Pour le moment, il n'y a pas de validation scientifique suffisante pour utiliser les données sur les stades de sommeil. Mais pour la distinction entre les phases de sommeil et de veille, cela commence à être validé. Malgré tout, si certains dispositifs marchent, il n'y a pas vraiment de validation médicale pour la majorité des systèmes.

- L'enregistrement de données à partir de ces applications ou appareils connectés peut-il remplacer un examen approfondi du sommeil ?

Ce que cela peut remplacer, c'est un examen qui est fait assez fréquemment dans le cadre de l'insomnie et des décalages de phase, l'actimétrie : on enregistre à partir d'un bracelet actimètre pendant deux semaines les périodes d'activité et de non-activité. Avec des rapports d'analyse bien formatés, le médecin peut utiliser ces données pour faire un bilan de l'actimétrie.

- Qu'est-ce que cela apporte pour traiter les problèmes de sommeil ?

L'actimétrie ne permet pas de traiter, elle permet de faire un diagnostic sur le type d'insomnie : quand se produit-elle, à quel moment de la nuit, en début, au milieu ou en fin de nuit.

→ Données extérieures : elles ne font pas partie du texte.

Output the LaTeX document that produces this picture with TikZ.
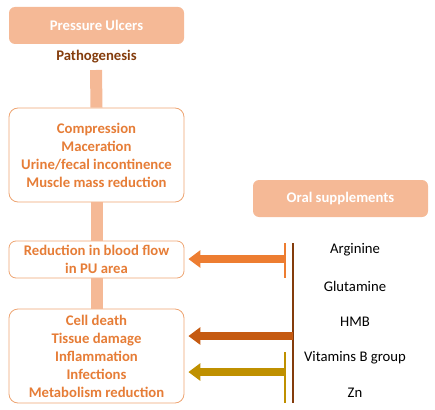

Et cela permet aussi de déterminer les rythmes circadiens du patient, savoir s'il est du matin, du soir, s'il est en décalage, en avance ou en retard de phase, par exemple.

- Cela permet d'orienter le diagnostic d'un trouble du sommeil ?

Oui, et ensuite on doit pouvoir utiliser ces données pour traiter ces anomalies du sommeil. Ces traitements peuvent notamment être faits par des psychothérapeutes qui proposent des thérapies cognitivo-comportementales pour traiter les insomnies les plus fréquentes dites physio-psychologiques.

- Et pour les troubles du sommeil liés à d'autres causes ?

Il commence à y avoir des objets connectés qui sont validés pour détecter l'apnée du sommeil avec une précision qui est proche de ce que l'on obtient avec les appareils dits "médicaux". Avec en plus deux avantages: le premier c'est que c'est enregistré dans des conditions naturelles, sans gène pour le patient, et surtout que c'est enregistré sur plusieurs nuits successives avec des mesures prolongées que l'on ne fait pas pour les diagnostics médicaux qui sont réalisés sur une seule nuit en général pour des raisons de coût. Ces deux avantages devraient conforter dans l'avenir l'utilisation de ces dispositifs.

- Certains médecins soulignent l'anxiété que peut générer cette auto-surveillance du sommeil avec des objets connectés ...

C'est effectivement le cas pour les patients anxieux ou hypocondriaques ! Le fait d'essayer de les amener à un sommeil optimal déterminé par une application, cela peut être anxiogène, donc produire l'effet inverse à celui recherché que l'on appelle l'orthosomnie. Vouloir les orienter vers un sommeil trop parfait est en effet un risque. Mais c'est un risque que l'on retrouve avec tous les dispositifs de well-being qui proposent de devenir des individus supra-normaux !

- Quels types de dispositifs recommanderiez-vous à ceux qui souffrent de troubles du sommeil ?

On sait que pour dépister le syndrome d'apnée du sommeil il y a des appareils qui fonctionnent bien. Pour le suivi des insomniaques, il y a des appareils connectés qui devraient pouvoir, à condition que l'on parvienne à obtenir des rapports d'analyse mis dans un format médical, être utiles aux médecins et permettre de remplacer l'actimétrie.

- Votre conseil sur l'utilisation de ces dispositifs ? 

Il faut toujours que les données soient interprétées avec un médecin pour être sûr qu'il n'y a pas d'erreur dans leur analyse et éviter les problèmes d'orthosomnie dont on a parlé. Tous les appareils n'ont pas la même fiabilité que ce que l'on réalise en laboratoire. Il faut que cette utilisation soit indiquée et critiquée par un médecin.